Chevron Corp. revived aspirations to pump 1 million barrels a day in the Permian Basin after drastic budget and job cuts trimmed operating costs.
Chevron plans to ramp up investment in North America’s biggest oil field through 2025, reversing the pandemic-driven production decline, the company said in an investor presentation Tuesday. Chief Executive Officer Mike Wirth surprised investors by restoring the million-barrel Permian target only a year after it disappeared from the company’s guidance as Covid-19 crashed energy markets.
The California oil titan expects its Permian wells to generate $3 billion in free cash flow by the middle of the decade, assuming international crude prices average $50 a barrel. The region straddling West Texas and New Mexico incurred the deepest spending cuts in last year’s pullback amid the oil market’s unprecedented collapse.
Chevron plans to double returns on capital employed and expand free cash flow by 10% a year, more than twice the cash-flow growth rate promised by Exxon Mobil Corp. last week. Chevron’s dividend isn’t imperiled even if crude falls to $40.
“This, in our view, confirms CVX’s superior investment case relative to XOM,” Giacomo Romeo, an analyst at Jefferies International Ltd., said in a note to clients.
The London-traded worldwide benchmark traded at $67.83 a barrel at 10:23 a.m. in New York.
The main question for investors monitoring the virtual presentation on Tuesday is what Wirth plans to do with the windfall from this year’s rally in oil prices. The company has a lower debt burden than its Big Oil rivals and has shown an unwillingness to take on major growth projects.

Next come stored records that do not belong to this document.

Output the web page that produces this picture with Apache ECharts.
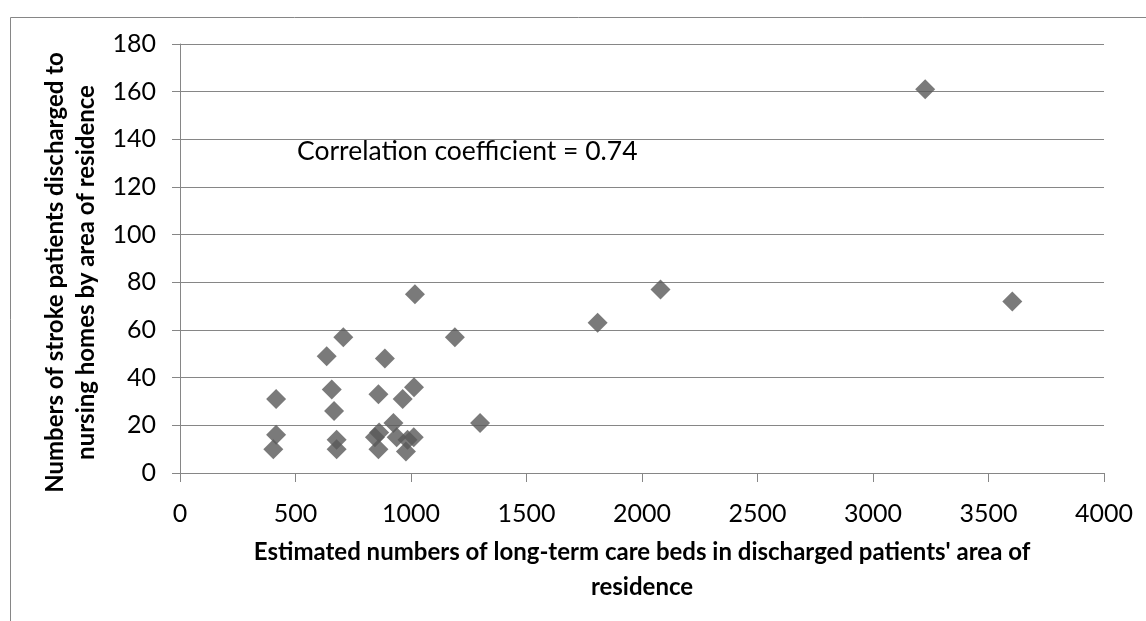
<!DOCTYPE html>
<html>
<head>
<meta charset="utf-8">
<script src="https://cdn.jsdelivr.net/npm/echarts@6/dist/echarts.min.js"></script>
<style>
  html, body { margin: 0; padding: 0; background: #fff; }
  #chart { width: 1146px; height: 621px; }
</style>
</head>
<body>
<div id="chart"></div>
<script>
// estimated long-term care beds (x) and stroke patients discharged to nursing homes (y)
var bedsX = [416, 416, 404, 635, 657, 707, 667, 678, 678,
             887, 859, 964, 1013, 1017,
             844, 862, 859, 924, 938, 978, 985, 1012,
             1190, 1299, 1808, 2080, 3226, 3603];
var patientsY = [31, 16, 10, 49, 35, 57, 26, 14, 10,
                 48, 33, 31, 36, 75,
                 15, 17, 10, 21, 15, 9, 14, 15,
                 57, 21, 63, 77, 161, 72];
var xTicks = [0, 500, 1000, 1500, 2000, 2500, 3000, 3500, 4000];
var yTicks = [0, 20, 40, 60, 80, 100, 120, 140, 160, 180];
var noteText = 'Correlation coefficient = 0.74';

var points = bedsX.map(function (x, i) { return [x, patientsY[i]]; });

var gray = '#868686';
var font = 'Lato, "Liberation Sans", sans-serif';

var myChart = echarts.init(document.getElementById('chart'));
myChart.setOption({
  animation: false,
  backgroundColor: '#fff',
  grid: { left: 180, top: 44, width: 924, height: 429 },
  xAxis: {
    type: 'value',
    min: xTicks[0],
    max: xTicks[xTicks.length - 1],
    interval: 500,
    name: "Estimated numbers of long-term care beds in discharged patients' area of\nresidence",
    nameLocation: 'middle',
    nameGap: 62,
    nameTextStyle: { fontFamily: font, fontWeight: 'bold', fontSize: 24, color: '#000', lineHeight: 35 },
    axisLine: { show: true, lineStyle: { color: gray, width: 1 } },
    axisTick: { show: true, length: 9, lineStyle: { color: gray } },
    splitLine: { show: false },
    axisLabel: {
      fontFamily: font, fontSize: 25, color: '#000', margin: 28,
      formatter: function (v) { return String(v); }
    }
  },
  yAxis: {
    type: 'value',
    min: yTicks[0],
    max: yTicks[yTicks.length - 1],
    interval: 20,
    name: 'Numbers of stroke patients discharged to\nnursing homes by area of residence',
    nameLocation: 'middle',
    nameRotate: 90,
    nameGap: 69,
    nameTextStyle: {
      fontFamily: font, fontWeight: 'bold', fontSize: 24, color: '#000', lineHeight: 31,
      padding: [0, 28, 0, 0]
    },
    axisLine: { show: true, lineStyle: { color: gray, width: 1 } },
    axisTick: { show: true, length: 8, lineStyle: { color: gray } },
    splitLine: { show: true, lineStyle: { color: gray, width: 1 } },
    axisLabel: { fontFamily: font, fontSize: 25, color: '#000', margin: 24 }
  },
  graphic: [
    {
      type: 'rect',
      left: 8, top: 15,
      shape: { width: 1160, height: 640 },
      style: { fill: null, stroke: gray, lineWidth: 1 },
      silent: true
    },
    {
      type: 'group',
      left: 277, top: 128,
      children: [
        { type: 'rect', shape: { x: 0, y: 0, width: 420, height: 44 }, style: { fill: '#fff' } },
        { type: 'text', x: 20, y: 23,
          style: { text: noteText, font: '26.5px ' + font, fill: '#000', verticalAlign: 'middle' } }
      ]
    }
  ],
  series: [{
    type: 'scatter',
    data: points,
    symbol: 'diamond',
    symbolSize: 20,
    itemStyle: { color: '#595959' }
  }]
});
window.onresize = myChart.resize;
</script>
</body>
</html>
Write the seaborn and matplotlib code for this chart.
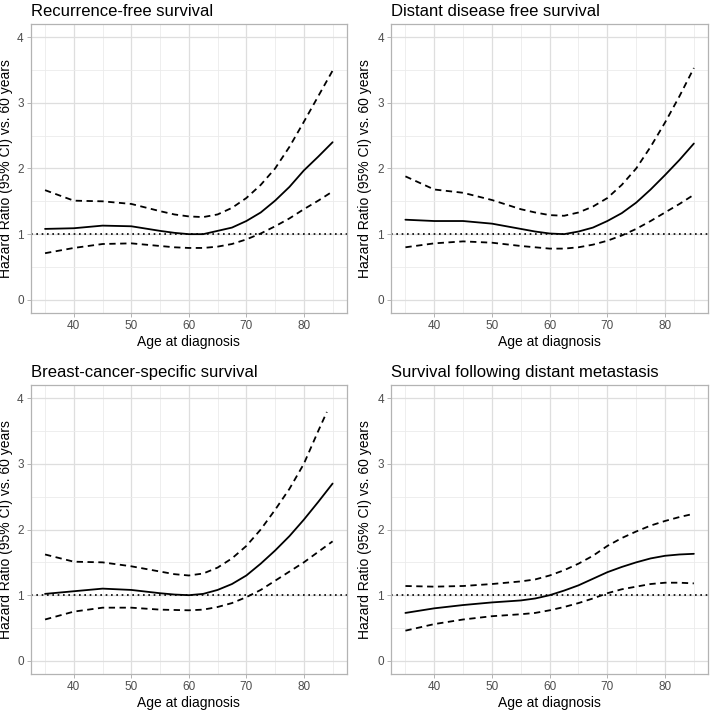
import numpy as np
import pandas as pd
import matplotlib
matplotlib.use("Agg")
import matplotlib.pyplot as plt
import seaborn as sns

# ---- data ----
titles = ["Recurrence-free survival", "Distant disease free survival",
          "Breast-cancer-specific survival", "Survival following distant metastasis"]

age = [35, 40, 45, 50, 55, 57.5, 60, 62.5, 65, 67.5, 70, 72.5, 75, 77.5, 80, 82.5, 85]

rfs_hr = [1.08, 1.09, 1.13, 1.12, 1.05, 1.02, 1.00, 1.00, 1.05, 1.10, 1.20, 1.33, 1.51, 1.72, 1.97, 2.18, 2.40]
rfs_hi = [1.67, 1.51, 1.50, 1.46, 1.35, 1.30, 1.27, 1.26, 1.30, 1.40, 1.55, 1.75, 2.00, 2.33, 2.71, 3.10, 3.49]
rfs_lo = [0.71, 0.79, 0.85, 0.86, 0.82, 0.80, 0.79, 0.79, 0.81, 0.85, 0.92, 1.01, 1.12, 1.24, 1.38, 1.51, 1.65]

ddfs_hr = [1.22, 1.20, 1.20, 1.16, 1.08, 1.04, 1.01, 1.00, 1.04, 1.10, 1.20, 1.32, 1.48, 1.68, 1.90, 2.13, 2.38]
ddfs_hi = [1.88, 1.68, 1.63, 1.52, 1.38, 1.33, 1.29, 1.28, 1.33, 1.42, 1.55, 1.75, 2.00, 2.33, 2.70, 3.10, 3.53]
ddfs_lo = [0.80, 0.86, 0.89, 0.87, 0.82, 0.80, 0.78, 0.78, 0.80, 0.84, 0.90, 0.98, 1.08, 1.20, 1.33, 1.46, 1.60]

bcss_hr = [1.02, 1.06, 1.10, 1.08, 1.03, 1.01, 1.00, 1.02, 1.08, 1.17, 1.30, 1.48, 1.68, 1.90, 2.15, 2.42, 2.70]
bcss_hi = [1.62, 1.51, 1.50, 1.44, 1.36, 1.32, 1.30, 1.33, 1.42, 1.56, 1.75, 2.00, 2.30, 2.62, 3.00, 3.50, 3.79]
bcss_lo = [0.63, 0.75, 0.81, 0.81, 0.78, 0.775, 0.77, 0.78, 0.82, 0.88, 0.97, 1.08, 1.22, 1.36, 1.50, 1.66, 1.82]

sfdm_hr = [0.73, 0.80, 0.85, 0.89, 0.92, 0.95, 1.00, 1.07, 1.15, 1.25, 1.35, 1.43, 1.50, 1.56, 1.60, 1.62, 1.63]
sfdm_hi = [1.14, 1.13, 1.14, 1.17, 1.21, 1.24, 1.30, 1.38, 1.48, 1.60, 1.75, 1.87, 1.97, 2.06, 2.13, 2.19, 2.24]
sfdm_lo = [0.46, 0.56, 0.63, 0.68, 0.71, 0.73, 0.77, 0.82, 0.88, 0.95, 1.03, 1.09, 1.13, 1.17, 1.19, 1.19, 1.18]

# upper CI of BCSS ends at 84 in the reference
bcss_hi_age = age[:-1] + [84]

series = [
    (age, rfs_hr, age, rfs_hi, age, rfs_lo),
    (age, ddfs_hr, age, ddfs_hi, age, ddfs_lo),
    (age, bcss_hr, bcss_hi_age, bcss_hi, age, bcss_lo),
    (age, sfdm_hr, age, sfdm_hi, age, sfdm_lo),
]

x_ticks = [40, 50, 60, 70, 80]
y_ticks = [0, 1, 2, 3, 4]

sns.set_theme(style="white")
plt.rcParams["font.family"] = ["Liberation Sans", "DejaVu Sans"]

fig = plt.figure(figsize=(7.1, 7.1), dpi=100)
positions = [
    [0.0432, 0.5592, 0.4455, 0.4070],
    [0.5507, 0.5592, 0.4469, 0.4070],
    [0.0432, 0.0507, 0.4455, 0.4070],
    [0.5507, 0.0507, 0.4469, 0.4070],
]
ylab_x = [-0.056, -0.060, -0.056, -0.060]

for i, (title, s, pos) in enumerate(zip(titles, series, positions)):
    ax = fig.add_axes(pos)
    xa, hr, xh, hi, xl, lo = s
    frames = [
        pd.DataFrame({"age": xa, "val": hr, "kind": "HR"}),
        pd.DataFrame({"age": xh, "val": hi, "kind": "upper"}),
        pd.DataFrame({"age": xl, "val": lo, "kind": "lower"}),
    ]
    df = pd.concat(frames, ignore_index=True)

    ax.set_xlim(32.5, 87.5)
    ax.set_ylim(-0.2, 4.2)
    ax.set_xticks(x_ticks)
    ax.set_yticks(y_ticks)
    ax.set_xticks([35, 45, 55, 65, 75, 85], minor=True)
    ax.set_yticks([0.5, 1.5, 2.5, 3.5], minor=True)
    ax.grid(True, which="major", color="#DEDEDE", lw=0.9)
    ax.grid(True, which="minor", color="#EBEBEB", lw=0.6)
    ax.set_axisbelow(True)

    ax.axhline(1, color="black", lw=1.2, ls=(0, (1, 2.2)), zorder=2)

    sns.lineplot(data=df[df.kind == "HR"], x="age", y="val", ax=ax,
                 color="black", lw=1.3, sort=False, estimator=None, zorder=3)
    for k in ["upper", "lower"]:
        sns.lineplot(data=df[df.kind == k], x="age", y="val", ax=ax,
                     color="black", lw=1.3, sort=False, estimator=None,
                     zorder=3, dashes=False, linestyle=(0, (3.5, 2.5)))

    for sp in ax.spines.values():
        sp.set_color("#B3B3B3")
        sp.set_linewidth(0.9)
        sp.set_visible(True)

    ax.tick_params(axis="both", which="major", length=3, width=0.7,
                   color="#B3B3B3", labelsize=8.5, labelcolor="#4D4D4D", pad=2,
                   bottom=True, left=True)
    ax.tick_params(axis="both", which="minor", length=0)

    ax.set_xlabel("Age at diagnosis", fontsize=10, color="black", labelpad=2)
    ax.set_ylabel("Hazard Ratio (95% CI) vs. 60 years", fontsize=10,
                  color="black")
    ax.yaxis.set_label_coords(ylab_x[i], 0.5)
    ax.set_title(title, fontsize=12, loc="left", color="black", pad=6)

fig.savefig("out.png", dpi=100)
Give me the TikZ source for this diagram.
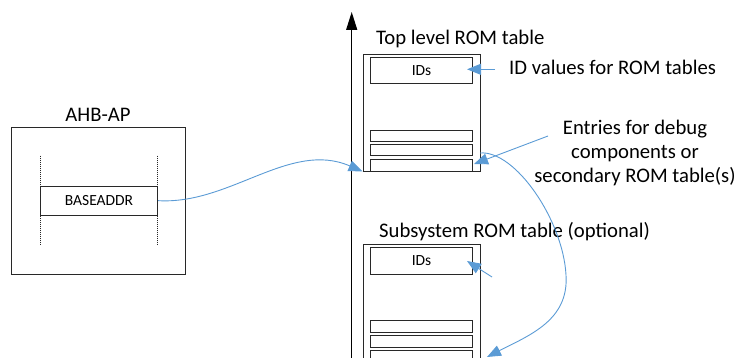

Still, Chevron has bought back shares in recent years and pursued takeovers such as the $5 billion purchase of Noble Energy last year.
“We’re investing in only our best projects, funding those that meet our high-return expectations,” Wirth told analysts. “This improvement is anchored in self help. We’re not betting on higher prices to bail us out.”
Demand Recovery
Chevron was little changed at $109.52 at 10:24 a.m. in New York. The stock has climbed about 20% in the past month, buoyed by surging crude prices and prospects for a recovery in energy demand to pre-pandemic levels.
Though Chevron may be in a better place than its peers, the trauma of 2020 will be evident for some time to come. The company’s debt increased by 64% to $44.3 billion due to the double blow from low oil prices and weakening refining margins.
Chevron also announced:
- New targets to lower carbon intensity 35% by 2028 and eliminate routing flaring by 2030
- Cost savings from the Noble deal to double to $600 million
- U.S. Gulf of Mexico will have two final investments decisions by 2022
- Anchor development expected to begin pumping oil in 2024
Chevron sees an extra 1-2 billion cubic feet per day “export potential” from its Israeli gas fields
The Covid-19 pandemic had a profound impact on Big Oil, accelerating the push by some down a path away from fossil fuels, while others rowed back on long-term growth plans. Chevron was in the latter camp, pledging to spend about 27% less than pre-pandemic levels all the way through 2025.
Despite the new carbon intensity goals, Chevron has yet to follow its largest European rivals in announcing a long-term net zero target. Like Exxon, the California-based oil giant is focusing on reducing emissions from its own operations and small-scale joint ventures in novel technologies.
Chevron has committed to spend about $300 million on such investments this year, or 2% of its annual budget. Wirth has sounded caution on soaring valuations of clean-energy startups in recent months.